WORK TO DO:
Set down the lines that begin at the top of the records and end with the line containing "const seriesNa", and drop every picture.

AVAILABLE RECORDS:
________________________
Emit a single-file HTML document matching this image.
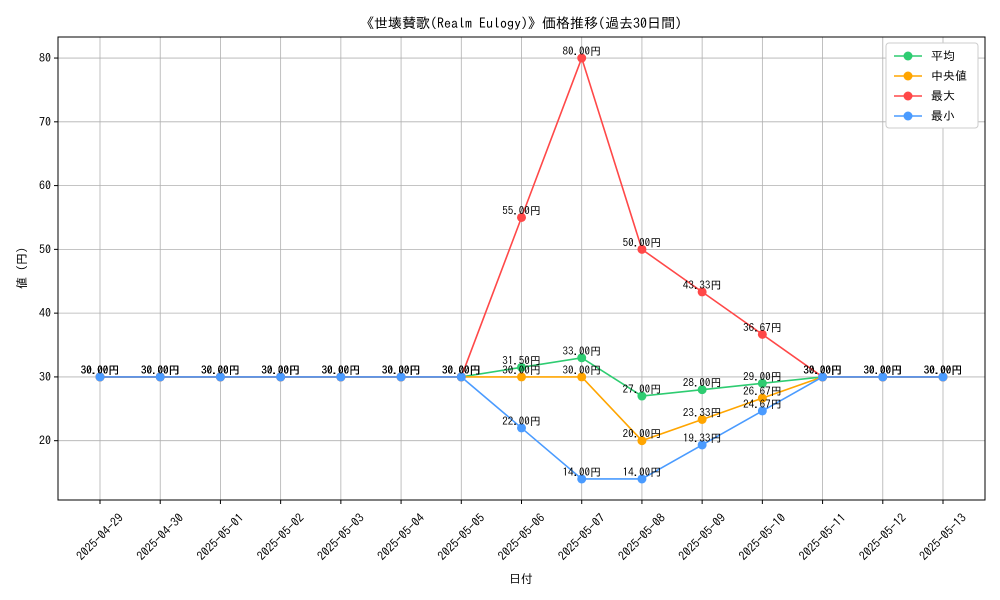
<!DOCTYPE html>
<html><head><meta charset="utf-8"><style>
body{margin:0;background:#fff;}
svg{display:block;font-family:"IPAGothic","Liberation Sans","Noto Sans CJK JP",sans-serif;}
</style></head><body>
<svg id="chart" width="1000" height="600"></svg>
<script>
const categories=["2025-04-29","2025-04-30","2025-05-01","2025-05-02","2025-05-03","2025-05-04","2025-05-05","2025-05-06","2025-05-07","2025-05-08","2025-05-09","2025-05-10","2025-05-11","2025-05-12","2025-05-13"];
const avgValues=[30,30,30,30,30,30,30,31.5,33,27,28,29,30,30,30];
const medianValues=[30,30,30,30,30,30,30,30,30,20,23.33,26.67,30,30,30];
const maxValues=[30,30,30,30,30,30,30,55,80,50,43.33,36.67,30,30,30];
const minValues=[30,30,30,30,30,30,30,22,14,14,19.33,24.67,30,30,30];
const yTicks=[20,30,40,50,60,70,80];
const seriesNames=["平均","中央値","最大","最小"];

const NS="http://www.w3.org/2000/svg";
const svg=document.getElementById('chart');
const L=58,R=985,T=37,B=500,yMin=10.7,yMax=83.3;
const x=i=>100+i*(943-100)/(categories.length-1);
const y=v=>B-(v-yMin)/(yMax-yMin)*(B-T);
function mk(tag,attrs,parent){const e=document.createElementNS(NS,tag);for(const k in attrs)e.setAttribute(k,attrs[k]);(parent||svg).appendChild(e);return e;}

const title=mk('text',{x:521,y:28,'text-anchor':'middle','font-size':14,fill:'#000'});


title.textContent="《世壊賛歌(Realm Eulogy)》価格推移(過去30日間)";

const grid=mk('g',{});


categories.forEach((c,i)=>{
  mk('line',{x1:x(i),x2:x(i),y1:T,y2:B,stroke:'#b0b0b0','stroke-width':0.8},grid);
  mk('line',{x1:x(i),x2:x(i),y1:B,y2:B+4,stroke:'#000'},grid);
  const cy=537;
  const t=mk('text',{x:x(i),y:cy+4,'text-anchor':'middle','font-size':12,transform:`rotate(-45 ${x(i)} ${cy})`});
  
  
  t.textContent=c;
});
yTicks.forEach(v=>{
  mk('line',{x1:L,x2:R,y1:y(v),y2:y(v),stroke:'#b0b0b0','stroke-width':0.8},grid);
  mk('line',{x1:L-4,x2:L,y1:y(v),y2:y(v),stroke:'#000'},grid);
  const t=mk('text',{x:L-7,y:y(v)+4,'text-anchor':'end','font-size':12});
  
  
  t.textContent=v;
});
const frame=mk('rect',{x:L,y:T,width:R-L,height:B-T,fill:'none',stroke:'#000','stroke-width':1});



const xl=mk('text',{x:521,y:583,'text-anchor':'middle','font-size':12});


xl.textContent="日付";
const yl=mk('text',{x:26,y:268,'text-anchor':'middle','font-size':12,transform:'rotate(-90 26 268)'});


yl.textContent="値 (円)";

const series=[[avgValues,'#2ecc71'],[medianValues,'#ffa500'],[maxValues,'#ff4848'],[minValues,'#4a9bff']];
series.forEach(([vals,col],si)=>{
  const g=mk('g',{});
  
  
  mk('polyline',{points:vals.map((v,i)=>x(i)+','+y(v)).join(' '),fill:'none',stroke:col,'stroke-width':1.6},g);
  vals.forEach((v,i)=>{
    const c=mk('circle',{cx:x(i),cy:y(v),r:4.5,fill:col},g);
    
    
    const t=mk('text',{x:x(i),y:y(v)-3,'text-anchor':'middle','font-size':11,fill:'#000'},g);
    
    
    t.textContent=v.toFixed(2)+"円";
  });
});

const lg=mk('g',{});


mk('rect',{x:886,y:43,width:92,height:85,rx:3,fill:'#fff',stroke:'#ccc'},lg);
series.forEach(([v,col],i)=>{
  const yy=56+i*20;
  const e=mk('g',{},lg);
  
  
  mk('line',{x1:894,x2:922,y1:yy,y2:yy,stroke:col,'stroke-width':1.6},e);
  mk('circle',{cx:908,cy:yy,r:4.5,fill:col},e);
  const t=mk('text',{x:931,y:yy+4,'font-size':12},e);
  t.textContent=seriesNames[i];
});
</script>
</body></html>
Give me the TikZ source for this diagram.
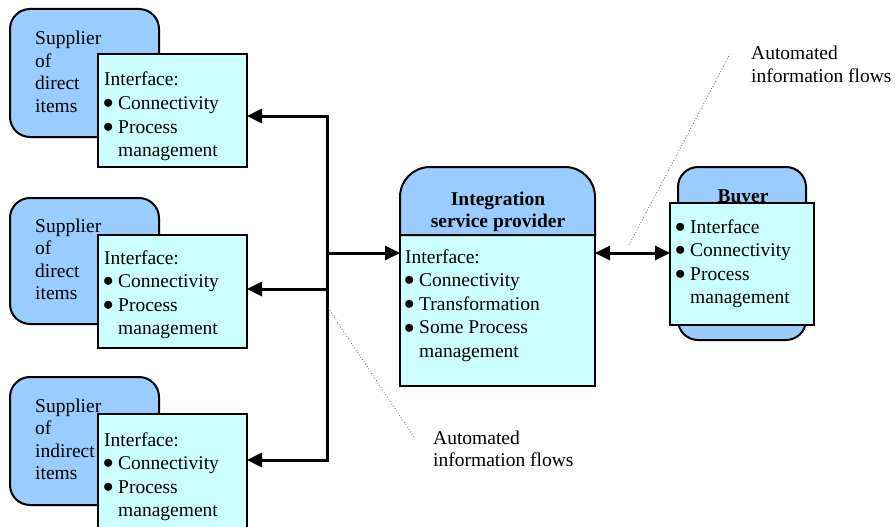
\documentclass[tikz,border=0pt]{standalone}
\usepackage{fontspec}
\setmainfont{Liberation Serif}
\usetikzlibrary{arrows.meta}
\definecolor{supblue}{RGB}{153,204,255}
\definecolor{ifcyan}{RGB}{204,255,255}
% bullet item and its hanging continuation line
\newcommand{\bul}{\raisebox{0.04em}{$\bullet$}}
\newcommand{\itm}[1]{\makebox[14pt][l]{\hspace*{-1pt}\bul}#1}
\newcommand{\cnt}[1]{\hspace*{14pt}#1}
\newcommand{\stack}[1]{\begin{tabular}[t]{@{}l@{}}#1\end{tabular}}
\newcommand{\cstack}[1]{\begin{tabular}[t]{@{}c@{}}#1\end{tabular}}
\begin{document}
\begin{tikzpicture}[x=1pt,y=-1pt,
  outerbox/.style={draw, line width=2pt, fill=supblue, rounded corners=20pt,
    anchor=north west, outer sep=0pt, inner sep=0pt},
  ifbox/.style={draw, line width=2pt, fill=ifcyan,
    anchor=north west, outer sep=0pt, inner sep=0pt},
  nametext/.style={inner sep=0pt, anchor=base west, font=\fontsize{19.5}{22.5}\selectfont},
  iftext/.style={inner sep=0pt, anchor=base west, font=\fontsize{19.5}{23.6}\selectfont},
  titletext/.style={inner sep=0pt, anchor=base, font=\fontsize{19.5}{22}\selectfont\bfseries},
  notetext/.style={inner sep=0pt, anchor=base west, font=\fontsize{19.5}{22}\selectfont},
  flow/.style={line width=3pt, -{Triangle[length=15pt,width=14pt]}},
  biflow/.style={line width=3pt, {Triangle[length=15pt,width=14pt]}-{Triangle[length=15pt,width=14pt]}},
  bus/.style={line width=3pt, line cap=rect},
  pointer/.style={draw=gray!80!black, dotted, line width=0.8pt}]
\useasboundingbox (0,0) rectangle (895,527);
\fill[white] (0,0) rectangle (895,527);

% supplier of direct items (top)
\node[outerbox, minimum width=149pt, minimum height=128pt] (sup1) at (10,9) {};
\node[nametext] (sup1t) at (35,45) {\stack{Supplier\\of\\direct\\items}};
\node[ifbox, minimum width=149pt, minimum height=113pt] (if1) at (98,54) {};
\node[iftext] (if1t) at (104,86) {\stack{Interface:\\\itm{Connectivity}\\\itm{Process}\\\cnt{management}}};

% supplier of direct items (middle)
\node[outerbox, minimum width=149pt, minimum height=126pt] (sup2) at (10,198) {};
\node[nametext] (sup2t) at (35,232) {\stack{Supplier\\of\\direct\\items}};
\node[ifbox, minimum width=149pt, minimum height=113pt] (if2) at (98,235) {};
\node[iftext] (if2t) at (104,264) {\stack{Interface:\\\itm{Connectivity}\\\itm{Process}\\\cnt{management}}};

% supplier of indirect items (bottom)
\node[outerbox, minimum width=149pt, minimum height=128pt] (sup3) at (10,377) {};
\node[nametext] (sup3t) at (35,412) {\stack{Supplier\\of\\indirect\\items}};
\node[ifbox, minimum width=149pt, minimum height=125pt] (if3) at (98,414) {};
\node[iftext] (if3t) at (104,446) {\stack{Interface:\\\itm{Connectivity}\\\itm{Process}\\\cnt{management}}};

% integration service provider
\node[ifbox, minimum width=195pt, minimum height=151pt] (isp) at (400,235) {};
\draw[line width=2pt, fill=supblue] (isp.north west) -- (400,197)
  arc[start angle=180, end angle=90, radius=30pt] -- (565,167)
  arc[start angle=90, end angle=0, radius=30pt] -- (isp.north east) -- cycle;
\node[titletext] (ispt) at (498,205) {\cstack{Integration\\service provider}};
\node[iftext] (ispi) at (405,263) {\stack{Interface:\\\itm{Connectivity}\\\itm{Transformation}\\\itm{Some Process}\\\cnt{management}}};

% buyer
\node[outerbox, minimum width=128pt, minimum height=173pt] (buy) at (678,167) {};
\node[titletext] (buyt) at (743,202) {Buyer};
\node[ifbox, minimum width=144pt, minimum height=122pt] (buyi) at (670,203) {};
\node[iftext] (buyit) at (676,233) {\stack{\itm{Interface}\\\itm{Connectivity}\\\itm{Process}\\\cnt{management}}};

% information flow connectors
\coordinate (j1) at (327,116);
\coordinate (jm) at (327,253);
\coordinate (j2) at (327,289);
\coordinate (j3) at (327,460);
\draw[bus] (j1) -- (j3);
\draw[flow] (j1) -- (j1 -| if1.east);
\draw[flow] (j2) -- (j2 -| if2.east);
\draw[flow] (j3) -- (j3 -| if3.east);
\draw[flow] (jm) -- (jm -| isp.west);
\draw[biflow] (jm -| isp.east) -- (jm -| buyi.west);

% callouts
\node[notetext] (lab1) at (433,444) {\stack{Automated\\information flows}};
\node[notetext] (lab2) at (751,60) {\stack{Automated\\information flows}};
\coordinate (p1a) at (328,308);
\coordinate (p1b) at (414,437);
\coordinate (p2a) at (629,245);
\coordinate (p2b) at (730,54);
\draw[pointer] (p1a) -- (p1b);
\draw[pointer] (p2a) -- (p2b);
\end{tikzpicture}
\end{document}
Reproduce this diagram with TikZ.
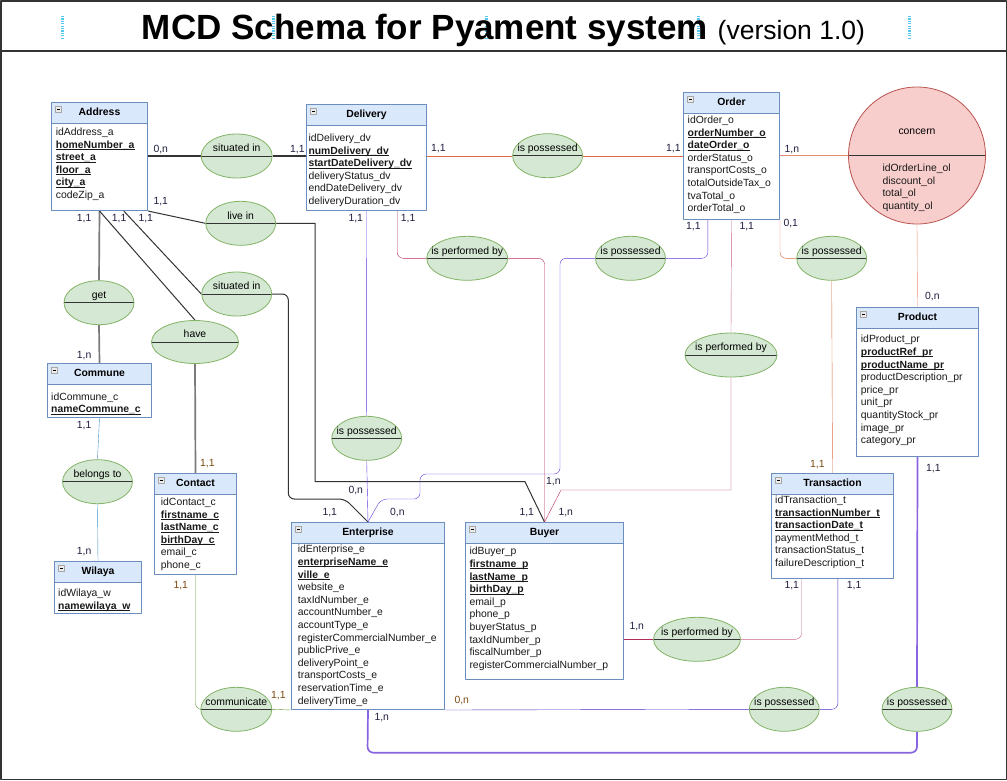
________________________
RESPONSE TO THE TASK:
Emit a single-file HTML document matching this image.
<!DOCTYPE html>
<html><head><meta charset="utf-8"><style>
body{margin:0;background:#fff;}
svg{display:block;font-family:"IPAGothic","Liberation Sans","Noto Sans CJK JP",sans-serif;}
</style></head><body>
<svg id="chart" width="1000" height="600"></svg>
<script>
const categories=["2025-04-29","2025-04-30","2025-05-01","2025-05-02","2025-05-03","2025-05-04","2025-05-05","2025-05-06","2025-05-07","2025-05-08","2025-05-09","2025-05-10","2025-05-11","2025-05-12","2025-05-13"];
const avgValues=[30,30,30,30,30,30,30,31.5,33,27,28,29,30,30,30];
const medianValues=[30,30,30,30,30,30,30,30,30,20,23.33,26.67,30,30,30];
const maxValues=[30,30,30,30,30,30,30,55,80,50,43.33,36.67,30,30,30];
const minValues=[30,30,30,30,30,30,30,22,14,14,19.33,24.67,30,30,30];
const yTicks=[20,30,40,50,60,70,80];
const seriesNames=["平均","中央値","最大","最小"];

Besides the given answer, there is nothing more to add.